Weil Krankheit zu den wichtigsten Beschäftigungshindernissen zählt, hat der Gesetzgeber mit Wirkung zum 01.05.2004 den § 84 Abs. 2 SGB IX neu gefasst:
Ist ein Beschäftigter innerhalb eines Jahres mehr als sechs Wochen ununterbrochen oder wiederholt arbeitsunfähig, hat der Arbeitgeber ein Verfahren durchzuführen, das im Gesetz als “Betriebliches Eingliederungsmanagement” (BEM) bezeichnet wird.
Danach muss der Arbeitgeber erklären, “wie die Arbeitsunfähigkeit möglichst überwunden werden und mit welchen Leistungen oder Hilfen erneuter Arbeitsunfähigkeit vorgebeugt und der Arbeitsplatz erhalten werden kann”.
Das Landesarbeitsgericht (LAG) Berlin hat in einer Entscheidung vom 27.10.2005 (Az.: 10 Sa 783/05) u. a. festgestellt:
– Durch das BEM nach § 84 Abs. 2 SGB IX wird “für den Fall der krankheitsbedingten Kündigung das dem Kündigungsrecht ohnehin inne wohnende ultima-ratio-Prinzip verstärkend konkretisiert. Die in dieser Vorschrift genannten Maßnahmen geben dem Arbeitgeber mithin dasjenige Maß an Prüfung vor, dass er zur Verhinderung der krankheitsbedingten Kündigung in den genannten Fällen zur Geltung bringen muss.
Im Ergebnis werden damit die Anforderungen an die Darlegungs- und Beweislast des Arbeitgebers in Kündigungsschutzverfahren erhöht. Der Arbeitgeber muss substantiiert darlegen, dass trotz fachkundiger Überprüfung und Beratung des Falles durch die in § 84 Abs. 2 SGB IX genannten Stellen (z. B. Betriebs- und Personalrat, Schwerbehindertenvertretung, ggf. Werks- oder Betriebsarzt) die Kündigung unvermeidbar ist. Gelingt dem Arbeitgeber dies nicht, scheitert die Wirksamkeit der Kündigung schon an der unzureichenden Darlegung des Kündigungsgrundes. Der Arbeitgeber kann sich auch nicht darauf zurückziehen, hiervon keine Kenntnis zu haben. Das Bundesarbeitsgericht (BAG) hat in einer neueren Entscheidung (04.10.2005, Az.: 9 AZR 632/04) unter Bezugnahme auf das Präventionsverfahren für schwerbehinderte Menschen nach § 84 Abs. 1 SGB IX – also einem ähnlich gelagerten Fall – eindeutig festgestellt, dass sich der Arbeitgeber nicht auf Unwissenheit berufen kann.

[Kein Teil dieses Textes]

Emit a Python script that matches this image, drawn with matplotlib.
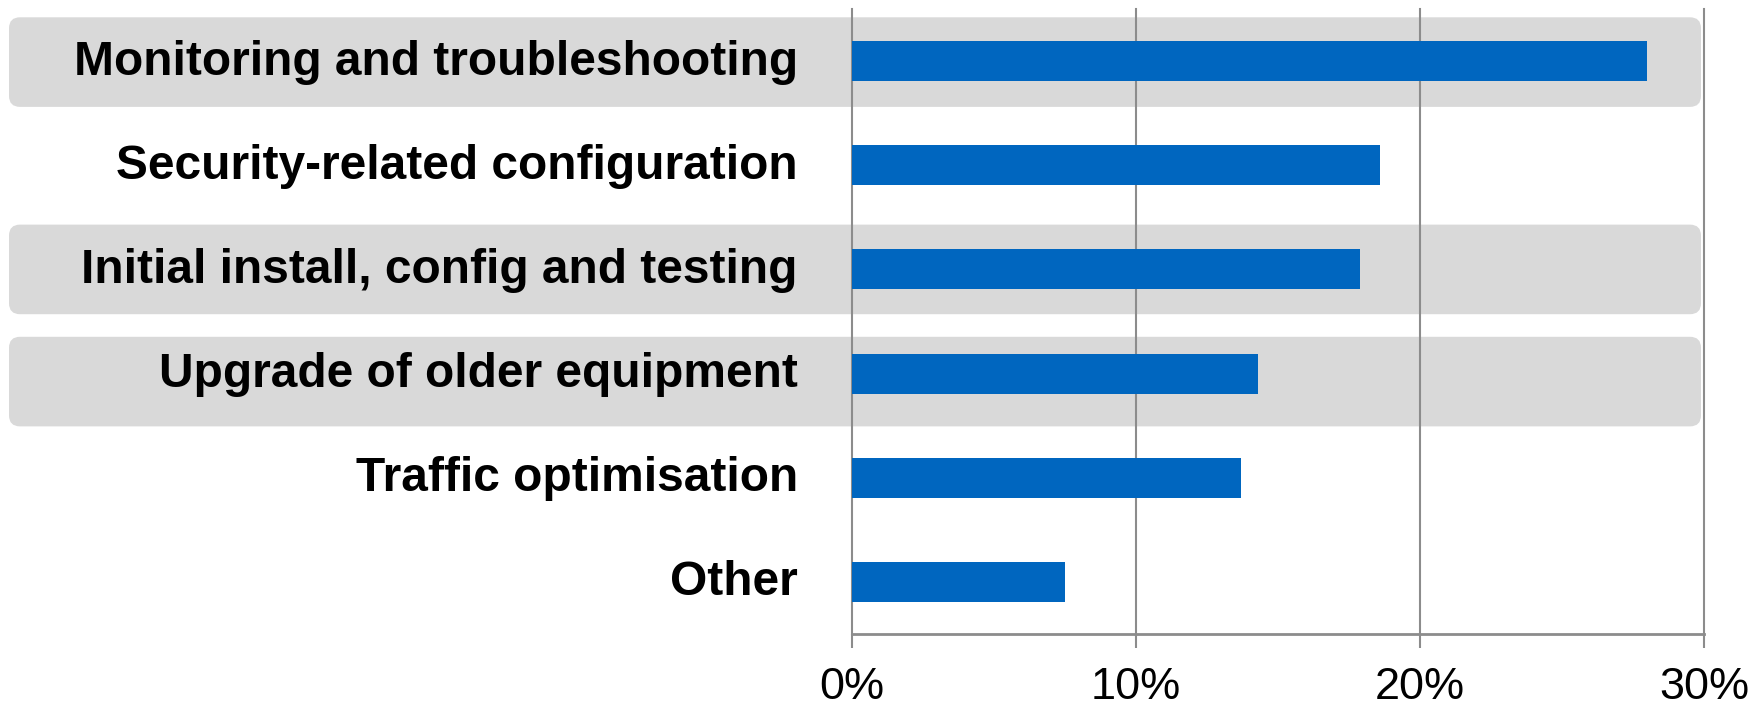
import matplotlib
matplotlib.use("Agg")
import matplotlib.pyplot as plt
import matplotlib.ticker as mticker
import matplotlib.transforms as mtransforms
from matplotlib.patches import FancyBboxPatch

# ── data ─────────────────────────────────────────────────────────────────────
categories = [
    "Monitoring and troubleshooting",
    "Security-related configuration",
    "Initial install, config and testing",
    "Upgrade of older equipment",
    "Traffic optimisation",
    "Other",
]
values = [28.0, 18.6, 17.9, 14.3, 13.7, 7.5]   # percent
highlighted = [0, 2, 3]                         # rows with grey band
x_ticks = [0, 10, 20, 30]

BLUE = "#0066bf"
BAND = "#d9d9d9"
GRID = "#8c8c8c"

plt.rcParams["font.family"] = ["Liberation Sans", "DejaVu Sans"]

W, H = 1754, 711
fig = plt.figure(figsize=(W / 100, H / 100), dpi=100)
ax_l, ax_r, ax_t, ax_b = 852, 1704, 9, 634
ax = fig.add_axes([ax_l / W, 1 - ax_b / H, (ax_r - ax_l) / W, (ax_b - ax_t) / H])

y = list(range(len(categories)))
ax.barh(y, values, height=0.385, color=BLUE, zorder=3)

ax.set_xlim(0, 30)
ax.set_ylim(len(categories) - 0.5, -0.5)

# grey rounded bands behind highlighted rows (extend into the label area)
px_per_x = (ax_r - ax_l) / 30
px_per_y = (ax_b - ax_t) / len(categories)
left_x = (9 - ax_l) / px_per_x
right_x = 30 - 3 / px_per_x
band_nudge_px = {0: 1, 2: 0, 3: 8}   # the bands are not quite centred on rows
for i in highlighted:
    yc = i + band_nudge_px[i] / px_per_y
    band = FancyBboxPatch(
        (left_x, yc - 0.43), right_x - left_x, 0.86,
        boxstyle=f"round,pad=0,rounding_size={11 / px_per_x:.3f}",
        mutation_aspect=px_per_x / px_per_y,
        facecolor=BAND, edgecolor="none", zorder=0, clip_on=False,
    )
    ax.add_patch(band)

ax.set_xticks(x_ticks)
ax.xaxis.set_major_formatter(mticker.FuncFormatter(lambda v, _: f"{v:.0f}%"))
ax.grid(axis="x", color=GRID, linewidth=1.5, zorder=1)
ax.set_axisbelow(False)
for gl in ax.get_xgridlines():
    gl.set_clip_on(False)
    gl.set_zorder(1)

ax.set_yticks(y)
ax.set_yticklabels(categories, fontsize=34.5, fontweight="bold")
ax.tick_params(axis="y", length=0, pad=39)
ax.tick_params(axis="x", direction="out", length=10, width=1.5, color=GRID,
               labelsize=32.5, pad=14)

# nudge category labels up a few pixels
shift = mtransforms.ScaledTranslation(0, 4 / 100, fig.dpi_scale_trans)
for lbl in ax.get_yticklabels():
    lbl.set_transform(lbl.get_transform() + shift)

for s in ("top", "right", "left"):
    ax.spines[s].set_visible(False)
ax.spines["bottom"].set_color(GRID)
ax.spines["bottom"].set_linewidth(2)
ax.spines["bottom"].set_zorder(2)
ax.patch.set_alpha(0)

fig.savefig("out.png", dpi=100)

Damit muss der Arbeitgeber im Kündigungsschutzprozess vortragen, ob und ggf. inwieweit die betrieblichen Umstände (mit) ursächlich für die Arbeitsunfähigkeit sind, dass der Arbeitsplatz den arbeitsschutzrechtlichen Mindestanforderungen genügt und warum durch Leistungen externer Stellen (Reha-Träger, Integrationsamt) keine Abhilfe geschaffen werden kann.
Konsequenterweise hat das Arbeitsgericht Berlin in einem Urteil vom 19.04.2006 (Az.: 31 Ca 26315/05) entschieden, die Nichtdurchführung eines BEM spräche indiziell dafür, dass eine ungünstige Prognose für unzumutbare krankheitsbedingte Fehlzeiten des Arbeitnehmers in der Zukunft nicht gestellt werden könne. Der Arbeitgeber müsse dann insbesondere auch beweisen, dass eine entsprechenden ungünstige Prognose auch bei einem ordnungsgemäß durchgeführten betrieblichen Eingliederungsmanagement vorgelegen hätte.
Im Ergebnis geht die Rechtsprechung gleichwohl davon aus, dass das Eingliederungsmanagement keine formelle Wirksamkeitsvoraussetzung für eine Kündigung ist. Sie konkretisiert und erhöht aber die Anforderungen an die Darlegungs- und Beweislast des Arbeitgebers in Kündigungsschutzverfahren. Das BEM führt somit zu seiner Stärkung des Kündigungsschutzes im Krankheitsfall.